Quelle évolution législative va avoir un impact sur votre activité ?

Pour les sociétés cotées, ce qui pourrait être notre cas dans l’opération d’ouverture du capital, il existe des évolutions sur la partie risk management qui concernent par exemple le format du document de référence. Ces évolutions redonnent au risque une place encore plus prépondérante dans la communication externe notamment la communication imposée par l’AMF. À partir de juillet prochain, un texte entre en vigueur concernant la publication d’informations stratégiques, extra-financières et sur les facteurs de risques. Les risk managers de sociétés cotées devront présenter les risques dans un ordre particulier et en limitant leur nombre. C’est un vrai travail d’équilibriste pour eux, et encore plus pour ceux qui seront bientôt mis en cotation, entre transparence et nécessaire confidentialité.

"Les entreprises n’ont pas nécessairement connaissance des risques liés à la digitalisation"

 

Le risque cyber et les cyber-attaques sont aujourd’hui des réalités que les entreprises ne peuvent plus ignorer. Quel est votre sentiment sur ce sujet et quelles mesures avez-vous mises en place pour lutter contre ce phénomène ?

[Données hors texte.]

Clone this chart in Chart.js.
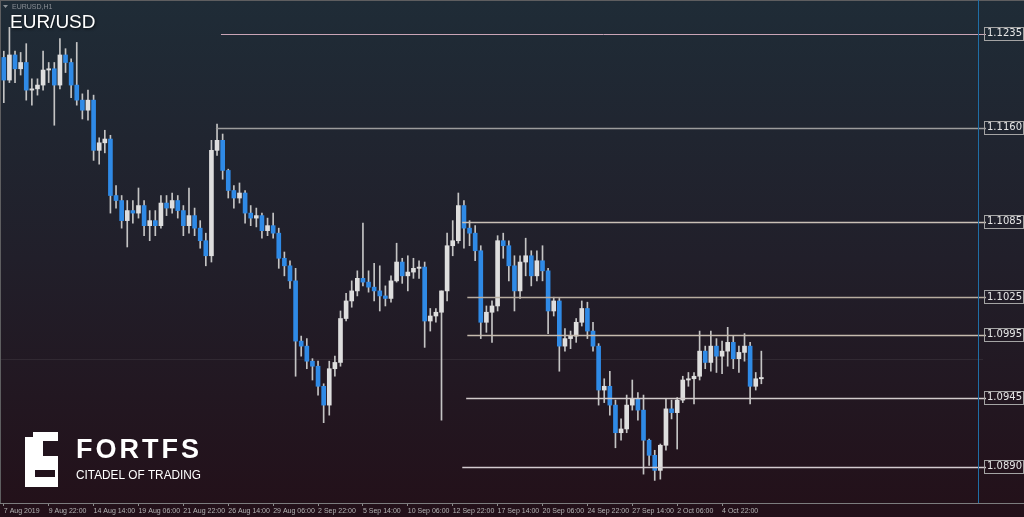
<!DOCTYPE html>
<html>
<head>
<meta charset="utf-8">
<title>EUR/USD H1</title>
<script src="https://cdn.jsdelivr.net/npm/chart.js@4.4.1/dist/chart.umd.min.js"></script>
<style>
  html, body { margin: 0; padding: 0; }
  body {
    width: 1024px; height: 517px; overflow: hidden;
    background: linear-gradient(to bottom, #1f2c37 0%, #211f2a 50%, #231019 100%);
  }
  #wrap { position: relative; width: 1024px; height: 517px; }
</style>
</head>
<body>
<div id="wrap"><canvas id="grafica" width="1024" height="517"></canvas></div>
<script>
const tickLabels = ["7 Aug 2019", "9 Aug 22:00", "14 Aug 14:00", "19 Aug 06:00", "21 Aug 22:00",
  "26 Aug 14:00", "29 Aug 06:00", "2 Sep 22:00", "5 Sep 14:00", "10 Sep 06:00", "12 Sep 22:00",
  "17 Sep 14:00", "20 Sep 06:00", "24 Sep 22:00", "27 Sep 14:00", "2 Oct 06:00", "4 Oct 22:00"];

const opens = [
  1.1216, 1.1198, 1.1218, 1.1207, 1.1212, 1.1190, 1.1191, 1.1194, 1.1206, 1.1207,
  1.1194, 1.1218, 1.1212, 1.1194, 1.1182, 1.1174, 1.1182, 1.1142, 1.1148, 1.1151,
  1.1106, 1.1102, 1.1086, 1.1094, 1.1092, 1.1098, 1.1082, 1.1086, 1.1082, 1.1100,
  1.1096, 1.1102, 1.1094, 1.1082, 1.1090, 1.1080, 1.1070, 1.1058, 1.1142, 1.1150,
  1.1126, 1.1110, 1.1104, 1.1108, 1.1092, 1.1088, 1.1090, 1.1078, 1.1082, 1.1076,
  1.1056, 1.1050, 1.1038, 1.0990, 1.0986, 1.0974, 1.0970, 1.0954, 1.0939, 1.0968,
  1.0973, 1.1008, 1.1022, 1.1030, 1.1040, 1.1037, 1.1033, 1.1030, 1.1026, 1.1024,
  1.1038, 1.1053, 1.1042, 1.1045, 1.1048, 1.1049, 1.1006, 1.1010, 1.1013, 1.1030,
  1.1066, 1.1070, 1.1098, 1.1080, 1.1076, 1.1062, 1.1005, 1.1013, 1.1018, 1.1070,
  1.1066, 1.1050, 1.1030, 1.1053, 1.1058, 1.1042, 1.1054, 1.1046, 1.1014, 1.1022,
  1.0986, 1.0992, 1.0994, 1.1005, 1.1016, 1.0998, 1.0986, 1.0951, 1.0954, 1.0939,
  1.0917, 1.0920, 1.0939, 1.0944, 1.0935, 1.0911, 1.0899, 1.0887, 1.0907, 1.0936,
  1.0933, 1.0943, 1.0959, 1.0960, 1.0962, 1.0982, 1.0973, 1.0986, 1.0978, 1.0982,
  1.0989, 1.0976, 1.0981, 1.0986, 1.0954, 1.0960
];
const highs = [
  1.1221, 1.1240, 1.1221, 1.1220, 1.1227, 1.1199, 1.1199, 1.1221, 1.1212, 1.1212,
  1.1231, 1.1223, 1.1215, 1.1228, 1.1187, 1.1190, 1.1186, 1.1152, 1.1158, 1.1154,
  1.1114, 1.1106, 1.1102, 1.1102, 1.1112, 1.1102, 1.1094, 1.1094, 1.1106, 1.1106,
  1.1108, 1.1106, 1.1098, 1.1112, 1.1096, 1.1086, 1.1076, 1.1150, 1.1163, 1.1155,
  1.1127, 1.1114, 1.1116, 1.1110, 1.1098, 1.1096, 1.1092, 1.1088, 1.1092, 1.1080,
  1.1061, 1.1054, 1.1048, 1.0994, 1.0992, 1.0976, 1.0974, 1.0956, 1.0974, 1.0978,
  1.1014, 1.1028, 1.1038, 1.1046, 1.1084, 1.1046, 1.1052, 1.1050, 1.1034, 1.1042,
  1.1068, 1.1056, 1.1058, 1.1056, 1.1054, 1.1053, 1.1016, 1.1016, 1.1030, 1.1076,
  1.1086, 1.1108, 1.1102, 1.1086, 1.1082, 1.1066, 1.1018, 1.1022, 1.1074, 1.1076,
  1.1070, 1.1058, 1.1058, 1.1072, 1.1062, 1.1062, 1.1066, 1.1048, 1.1025, 1.1024,
  1.1000, 1.0998, 1.1008, 1.1022, 1.1021, 1.1005, 1.0988, 1.0960, 1.0966, 1.0943,
  1.0928, 1.0947, 1.0959, 1.0949, 1.0947, 1.0912, 1.0903, 1.0908, 1.0944, 1.0943,
  1.0945, 1.0962, 1.0965, 1.0965, 1.0998, 1.0986, 1.0998, 1.0992, 1.0990, 1.1001,
  1.0994, 1.0986, 1.0996, 1.0989, 1.0965, 1.0982
];
const lows = [
  1.1180, 1.1196, 1.1196, 1.1202, 1.1182, 1.1178, 1.1186, 1.1190, 1.1196, 1.1162,
  1.1191, 1.1204, 1.1184, 1.1178, 1.1167, 1.1166, 1.1134, 1.1131, 1.1140, 1.1092,
  1.1096, 1.1080, 1.1065, 1.1084, 1.1088, 1.1074, 1.1070, 1.1074, 1.1080, 1.1090,
  1.1092, 1.1088, 1.1074, 1.1076, 1.1074, 1.1064, 1.1050, 1.1053, 1.1138, 1.1119,
  1.1104, 1.1096, 1.1100, 1.1084, 1.1082, 1.1081, 1.1072, 1.1074, 1.1072, 1.1048,
  1.1042, 1.1032, 1.0962, 1.0978, 1.0968, 1.0959, 1.0947, 1.0925, 1.0931, 1.0962,
  1.0970, 1.1006, 1.1017, 1.1026, 1.1034, 1.1029, 1.1022, 1.1014, 1.1018, 1.1021,
  1.1037, 1.1036, 1.1030, 1.1040, 1.1040, 1.0985, 1.0998, 1.1005, 1.0927, 1.1022,
  1.1058, 1.1068, 1.1064, 1.1066, 1.1054, 1.0992, 1.0997, 1.0989, 1.1014, 1.1056,
  1.1038, 1.1014, 1.1024, 1.1042, 1.1034, 1.1038, 1.1038, 1.0996, 1.1010, 1.0966,
  1.0982, 1.0984, 1.0989, 1.1002, 1.0992, 1.0982, 1.0939, 1.0941, 1.0931, 1.0905,
  1.0911, 1.0917, 1.0935, 1.0927, 1.0884, 1.0891, 1.0879, 1.0880, 1.0903, 1.0928,
  1.0904, 1.0941, 1.0954, 1.0940, 1.0959, 1.0968, 1.0966, 1.0965, 1.0964, 1.0970,
  1.0968, 1.0965, 1.0974, 1.0940, 1.0951, 1.0956
];
const closes = [
  1.1198, 1.1218, 1.1207, 1.1212, 1.1190, 1.1191, 1.1194, 1.1206, 1.1207, 1.1194,
  1.1218, 1.1212, 1.1194, 1.1182, 1.1174, 1.1182, 1.1142, 1.1148, 1.1151, 1.1106,
  1.1102, 1.1086, 1.1094, 1.1092, 1.1098, 1.1082, 1.1086, 1.1082, 1.1100, 1.1096,
  1.1102, 1.1094, 1.1082, 1.1090, 1.1080, 1.1070, 1.1058, 1.1142, 1.1150, 1.1126,
  1.1110, 1.1104, 1.1108, 1.1092, 1.1088, 1.1090, 1.1078, 1.1082, 1.1076, 1.1056,
  1.1050, 1.1038, 1.0990, 1.0986, 1.0974, 1.0970, 1.0954, 1.0939, 1.0968, 1.0973,
  1.1008, 1.1022, 1.1030, 1.1040, 1.1037, 1.1033, 1.1030, 1.1026, 1.1024, 1.1038,
  1.1053, 1.1042, 1.1045, 1.1048, 1.1049, 1.1006, 1.1010, 1.1013, 1.1030, 1.1066,
  1.1070, 1.1098, 1.1080, 1.1076, 1.1062, 1.1005, 1.1013, 1.1018, 1.1070, 1.1066,
  1.1050, 1.1030, 1.1053, 1.1058, 1.1042, 1.1054, 1.1046, 1.1014, 1.1022, 1.0986,
  1.0992, 1.0994, 1.1005, 1.1016, 1.0998, 1.0986, 1.0951, 1.0954, 1.0939, 1.0917,
  1.0920, 1.0939, 1.0944, 1.0935, 1.0911, 1.0899, 1.0887, 1.0907, 1.0936, 1.0933,
  1.0943, 1.0959, 1.0960, 1.0962, 1.0982, 1.0973, 1.0986, 1.0978, 1.0982, 1.0989,
  1.0976, 1.0981, 1.0986, 1.0954, 1.0960, 1.0961
];

// Niveles horizontales y la vela donde empieza cada uno
const levelPrices = [1.1235, 1.1160, 1.1085, 1.1025, 1.0995, 1.0945, 1.0890];
const levelStarts = [38.7, 37.8, 81.7, 82.6, 82.6, 82.4, 81.7];
const lastPrice = 1.0976;
const totalSlots = 175;

// 2. ESTILOS
const BULL = "#dedede";
const BEAR = "#2f8ae6";
const WICK = "#c4c4c4";
const levelColors = ["#c9a4b6", "#9c9c9c", "#c9c0b6", "#b8ada0", "#c6bbae", "#d2cbcb", "#d3cbcf"];

const categories = Array.from({ length: totalSlots }, (_, i) =>
  (i % 8 === 0 && tickLabels[i / 8]) ? tickLabels[i / 8] : "");
const wicks = lows.map((l, i) => [l, highs[i]]);
const bodies = opens.map((o, i) => [o, closes[i]]);
const bodyColors = opens.map((o, i) => closes[i] >= o ? BULL : BEAR);

// 3. DECORACIÓN (niveles, marco, títulos, logo)
const decor = {
  id: "decor",
  beforeDatasetsDraw(chart) {
    const { ctx, chartArea: a, scales: { y } } = chart;
    const py = Math.round(y.getPixelForValue(lastPrice)) + 0.5;
    ctx.save();
    ctx.strokeStyle = "rgba(255,255,255,0.07)";
    ctx.lineWidth = 1;
    ctx.beginPath(); ctx.moveTo(a.left, py); ctx.lineTo(a.right, py); ctx.stroke();
    ctx.restore();
  },
  afterDatasetsDraw(chart) {
    const { ctx, scales: { x, y } } = chart;
    ctx.save();
    levelPrices.forEach((p, i) => {
      const py = Math.round(y.getPixelForValue(p)) + 0.5;
      ctx.strokeStyle = levelColors[i];
      ctx.lineWidth = i === 0 ? 1 : 1.4;
      ctx.beginPath();
      ctx.moveTo(x.getPixelForValue(levelStarts[i]), py);
      ctx.lineTo(y.left + 3, py);
      ctx.stroke();
    });
    ctx.restore();
  },
  afterDraw(chart) {
    const { ctx, chartArea: a, scales: { y }, width } = chart;
    ctx.save();
    // marco
    ctx.strokeStyle = "#5e5e60";
    ctx.lineWidth = 1;
    ctx.beginPath(); ctx.moveTo(0, 0.5); ctx.lineTo(width, 0.5); ctx.stroke();
    ctx.beginPath(); ctx.moveTo(0.5, 0); ctx.lineTo(0.5, a.bottom); ctx.stroke();
    ctx.strokeStyle = "#7c7c7e";
    ctx.beginPath(); ctx.moveTo(0, a.bottom + 0.5); ctx.lineTo(width, a.bottom + 0.5); ctx.stroke();
    // línea vertical azul
    ctx.strokeStyle = "#1f6ea6";
    ctx.beginPath(); ctx.moveTo(a.right - 4.5, 0); ctx.lineTo(a.right - 4.5, a.bottom); ctx.stroke();
    // cajas de precio
    ctx.font = "10px 'DejaVu Sans'";
    ctx.strokeStyle = "#a4a4a4";
    const tx = y.left + y.options.ticks.padding;
    levelPrices.forEach(p => {
      const py = Math.round(y.getPixelForValue(p));
      const w = ctx.measureText(p.toFixed(4)).width;
      ctx.strokeRect(tx - 2.5, py - 6.5, w + 4, 13);
    });
    // títulos
    ctx.fillStyle = "#8b9096";
    ctx.beginPath(); ctx.moveTo(3, 5); ctx.lineTo(8, 5); ctx.lineTo(5.5, 8); ctx.closePath(); ctx.fill();
    ctx.font = "7px 'Liberation Sans'";
    ctx.textBaseline = "alphabetic";
    ctx.fillText("EURUSD,H1", 12, 9);
    ctx.shadowColor = "rgba(0,0,0,0.7)";
    ctx.shadowBlur = 3; ctx.shadowOffsetX = 1; ctx.shadowOffsetY = 1;
    ctx.fillStyle = "#ffffff";
    ctx.font = "19px 'Liberation Sans'";
    ctx.fillText("EUR/USD", 10, 28);
    ctx.restore();
    drawLogo(ctx);
  }
};

function drawLogo(ctx) {
  ctx.save();
  ctx.fillStyle = "#ffffff";
  ctx.fillRect(25, 437, 10, 50);   // columna izquierda
  ctx.fillRect(33, 432, 25, 9);    // barra superior
  ctx.fillRect(35, 441, 8, 15);    // columna interior
  ctx.fillRect(25, 456, 33, 14);   // barra central
  ctx.fillRect(55, 470, 3, 7);     // lado derecho
  ctx.fillRect(25, 477, 33, 10);   // barra inferior
  ctx.font = "bold 27px 'Liberation Sans'";
  ctx.letterSpacing = "3px";
  ctx.fillText("FORTFS", 76, 458);
  ctx.letterSpacing = "0px";
  ctx.font = "12px 'Liberation Sans'";
  ctx.fillText("CITADEL OF TRADING", 76, 479, 125);
  ctx.restore();
}

// 4. GRÁFICA
const chart = new Chart(document.getElementById("grafica"), {
  type: "bar",
  data: {
    labels: categories,
    datasets: [
      { label: "wick", data: wicks, backgroundColor: WICK, barThickness: 1, grouped: false, order: 2 },
      { label: "body", data: bodies, backgroundColor: bodyColors, barThickness: 4, minBarLength: 1, grouped: false, order: 1 }
    ]
  },
  options: {
    responsive: false,
    animation: false,
    events: [],
    layout: { padding: { left: 1, top: 1, right: 0, bottom: 0 } },
    plugins: { legend: { display: false }, tooltip: { enabled: false } },
    scales: {
      x: {
        offset: true,
        grid: { display: true, drawOnChartArea: false, drawTicks: true, tickLength: 3, color: "#8a8a8a", offset: false },
        border: { display: false },
        ticks: { autoSkip: false, maxRotation: 0, align: "start", padding: 1, color: "#b4b4b4",
                 font: { family: "Liberation Sans", size: 7 } },
        afterBuildTicks: ax => { ax.ticks = ax.ticks.filter(t => categories[t.value] !== ""); },
        afterFit: ax => { ax.height = 14; ax.paddingLeft = 0; ax.paddingRight = 0; }
      },
      y: {
        position: "right",
        min: 1.0861,
        max: 1.1261,
        grid: { display: false, drawTicks: false },
        border: { display: false },
        ticks: { autoSkip: false, padding: 4, color: "#e6e6e6", font: { family: "DejaVu Sans", size: 10 },
                 callback: v => Number(v).toFixed(4) },
        afterBuildTicks: ax => { ax.ticks = levelPrices.map(v => ({ value: v })); },
        afterFit: ax => { ax.width = 41; ax.paddingTop = 0; ax.paddingBottom = 0; }
      }
    }
  },
  plugins: [decor]
});
</script>
</body>
</html>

Les atteintes contre le système informatique sont justement le revers de la médaille de la digitalisation. Le coût des cyber-attaques dans le monde a augmenté de 70 % en seulement cinq ans. Une étude Accenture de début 2019 estime que leur conséquence financière s’élèverait en moyenne à 8,2 millions d’euros pour une entreprise française. Il y a aujourd’hui de nombreux actifs et activités dont le principal support est l’outil informatique. La Française des jeux est une société technologique inévitablement confrontée à cette nouvelle forme de risque. C’est un sujet que nous avons pris en compte, et ce, depuis plusieurs années dans le cadre de l’élaboration de nos process de sécurité informatique et de sûreté. Nécessairement, les entreprises doivent avoir en tête toutes les mécaniques d’attaque possibles afin de mieux les anticiper et les contrer. Elles doivent être proactives. Nous amendons, par conséquent, au quotidien nos process et réflexes en fonction de l’actualité et de ce qui se passe au sein de notre écosystème.